A graduate of nearby Poland Seminary High School, Reardon was a three-year letter winner in football, basketball and baseball. He passed for 1,100 yards and rushed for nearly 300 more in his senior season.

In basketball, he surpassed 1,000 points by the time he graduated. He even finished as an all-Ohio punter and managed four interceptions on defense in his final season with the Bulldogs.

It’s the technical work in transitioning to receiver that’s challenging for Reardon. For example, receivers coach Doc Gamble said Reardon’s working on his approach at the line of scrimmage, as there’s a different strategy to facing a defensive back playing tight man coverage versus a zone coverage with lots of space to run.

“He knows there’s a big difference between playing quarterback and wide receiver, which sometimes you don’t realize … until you do it,” Gamble said. “He has a better appreciation of the wide receiver’s job now, as opposed to, ‘I’m gonna throw you the football and I expect you to go get it.’”

Reardon said the transition has been easier than he thought, especially given that this is the first season he hasn’t had to learn the entire offense.

Still, learning technique is difficult, and of all the different positions and sports he’s played in his lifetime, he’s never legitimately been a receiver.

“Growing up, I did play backyard football.
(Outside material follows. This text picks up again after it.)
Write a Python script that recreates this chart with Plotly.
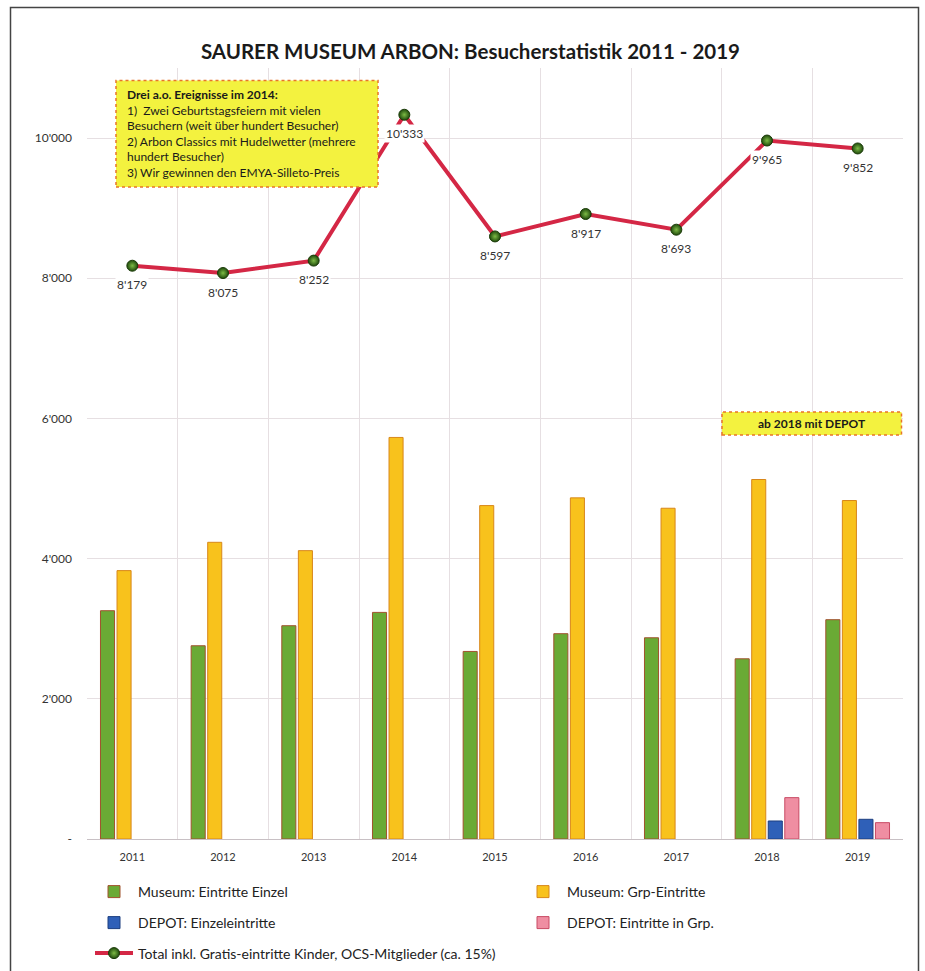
import plotly.graph_objects as go

years = ["2011", "2012", "2013", "2014", "2015", "2016", "2017", "2018", "2019"]
museum_einzel = [3257, 2757, 3043, 3233, 2676, 2929, 2871, 2571, 3129]
museum_grp = [3829, 4233, 4114, 5729, 4757, 4867, 4719, 5129, 4829]
depot_einzel = [None, None, None, None, None, None, None, 257, 281]
depot_grp = [None, None, None, None, None, None, None, 590, 233]
total = [8179, 8075, 8252, 10333, 8597, 8917, 8693, 9965, 9852]
total_labels = ["8'179", "8'075", "8'252", "10'333", "8'597", "8'917", "8'693", "9'965", "9'852"]
y_tickvals = [0, 2000, 4000, 6000, 8000, 10000]
y_ticktext = ["-", "2'000", "4'000", "6'000", "8'000", "10'000"]

FONT = "Lato"

W, H = 925, 971
ML, MR, MT, MB = 87, 22, 68, 132
PW = W - ML - MR
PH = H - MT - MB


def px(x):
    return (x - ML) / PW


def py(y):
    return (H - MB - y) / PH


def cx(x):
    return x / W


def cy(y):
    return 1 - y / H


fig = go.Figure()

fig.add_trace(go.Bar(x=years, y=museum_einzel, name="Museum: Eintritte Einzel",
                     marker=dict(color="#6aaa35", line=dict(color="#a0522d", width=1)),
                     legend="legend"))
fig.add_trace(go.Bar(x=years, y=museum_grp, name="Museum: Grp-Eintritte",
                     marker=dict(color="#f8c21c", line=dict(color="#d8871a", width=1)),
                     legend="legend2"))
fig.add_trace(go.Bar(x=years, y=depot_einzel, name="DEPOT: Einzeleintritte",
                     marker=dict(color="#2f60b8", line=dict(color="#1d3f80", width=1)),
                     legend="legend3"))
fig.add_trace(go.Bar(x=years, y=depot_grp, name="DEPOT: Eintritte in Grp.",
                     marker=dict(color="#ef8ea2", line=dict(color="#c84a64", width=1)),
                     legend="legend4"))
fig.add_trace(go.Scatter(x=years, y=total, mode="lines+markers",
                         name="Total inkl. Gratis-eintritte Kinder, OCS-Mitglieder (ca. 15%)",
                         line=dict(color="#d42745", width=4),
                         marker=dict(size=11, color="#1f4a0c",
                                     gradient=dict(type="radial", color="#7dbb45"),
                                     line=dict(color="#1a3a08", width=1)),
                         legend="legend5"))

for i, (v, lab) in enumerate(zip(total, total_labels)):
    fig.add_annotation(x=i, y=v, text=lab, showarrow=False, yshift=-19,
                       bgcolor="white", borderpad=1,
                       font=dict(family=FONT, size=12, color="#333333"))

# note box
fig.add_shape(type="rect", xref="paper", yref="paper",
              x0=px(116), x1=px(378), y0=py(187), y1=py(80.5),
              fillcolor="#f3f23f", line=dict(color="#e8742a", width=1.5, dash="dot"),
              layer="above")
fig.add_annotation(xref="paper", yref="paper", x=px(125), y=py(85),
                   xanchor="left", yanchor="top", align="left", showarrow=False,
                   text=("<b>Drei a.o. Ereignisse im 2014:</b><br>"
                         "1)  Zwei Geburtstagsfeiern mit vielen<br>"
                         "Besuchern (weit über hundert Besucher)<br>"
                         "2) Arbon Classics mit Hudelwetter (mehrere<br>"
                         "hundert Besucher)<br>"
                         "3) Wir gewinnen den EMYA-Silleto-Preis"),
                   font=dict(family=FONT, size=12, color="#1a1a1a"))

# depot box
fig.add_shape(type="rect", xref="paper", yref="paper",
              x0=px(722), x1=px(901.5), y0=py(435), y1=py(412),
              fillcolor="#f3f23f", line=dict(color="#e8742a", width=1.5, dash="dot"),
              layer="above")
fig.add_annotation(xref="paper", yref="paper", x=px(812), y=py(423.5),
                   xanchor="center", yanchor="middle", showarrow=False,
                   text="<b>ab 2018 mit DEPOT</b>",
                   font=dict(family=FONT, size=12, color="#1a1a1a"))

# outer frame
fig.add_shape(type="rect", xref="paper", yref="paper",
              x0=px(10.5), x1=px(918.5), y0=py(990), y1=py(7.5),
              line=dict(color="#444444", width=1.5), layer="below")

leg_common = dict(orientation="h", xanchor="left", yanchor="middle",
                  xref="container", yref="container",
                  font=dict(family=FONT, size=14, color="#222222"),
                  bgcolor="rgba(0,0,0,0)", itemwidth=38)

fig.update_layout(
    width=W, height=H,
    margin=dict(l=ML, r=MR, t=MT, b=MB, autoexpand=False),
    paper_bgcolor="white", plot_bgcolor="white",
    barmode="group", bargap=0.27, bargroupgap=0.15,
    title=dict(text="<b>SAURER MUSEUM ARBON: Besucherstatistik 2011 - 2019</b>",
               x=px(502), xanchor="center", y=1 - 52 / H, yanchor="middle",
               font=dict(family=FONT, size=20.5, color="#1a1a1a")),
    font=dict(family=FONT),
    xaxis=dict(type="category", range=[-0.5, 8.5], tickson="boundaries", showgrid=True,
               gridcolor="#e6dfe2", gridwidth=1, showline=True,
               linecolor="#c8c0c4", ticks="",
               tickfont=dict(family=FONT, size=11, color="#333333"),
               ticklabelstandoff=8),
    yaxis=dict(range=[0, 11000], tickvals=y_tickvals, ticktext=y_ticktext,
               showgrid=True, gridcolor="#e6dfe2", gridwidth=1, zeroline=False,
               showline=False, ticks="",
               tickfont=dict(family=FONT, size=12, color="#333333"),
               ticklabelstandoff=14),
    legend=dict(**leg_common, x=cx(90), y=cy(892)),
    legend2=dict(**leg_common, x=cx(519), y=cy(892)),
    legend3=dict(**leg_common, x=cx(90), y=cy(923)),
    legend4=dict(**leg_common, x=cx(519), y=cy(923)),
    legend5=dict(**leg_common, x=cx(90), y=cy(953.5)),
    showlegend=True,
)

fig.write_html("out.html", config={"displayModeBar": False},
               post_script="document.body.style.margin='0';")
A lot of times I wouldn’t even play quarterback because my friends wouldn’t let me,” Reardon said. “They couldn’t cover anything I was throwing, so I wasn’t allowed. So, I guess I was running routes in that way.”

The Flashes’ offense finished last in the conference in 2015, and pass catchers only hauled in 1,005 yards, which was also the worst mark in the MAC. Antwon Dixon led the team with just 355 yards receiving.

Haynes said he’s confident Reardon will get opportunities throughout the season.

“We never make a move without a guy who (can’t) be in the mix,” Haynes said.

Freshman quarterback Justin Agner will stand where Reardon once stood, commanding the offense against Big Ten foe Penn State University.

Redshirt freshman Mylik Mitchell, freshman Pat Ford and Bollas will all back up Agner. Haynes said earlier this week that Agner’s starting spot is not set in stone for the rest of the season.

Reardon, who would’ve been entering his final year as quarterback, will catch passes from at least one of those four underclassmen this season—a team sacrifice he’s glad he made.

“Our senior class, a lot of us have been here since 2012, so we know what Kent State football’s all about,” Reardon said. “Making a transition from quarterback to wideout does help because it’s almost like having a second coach. Quarterbacks have to be player-coaches, and I’ve always been in that role.”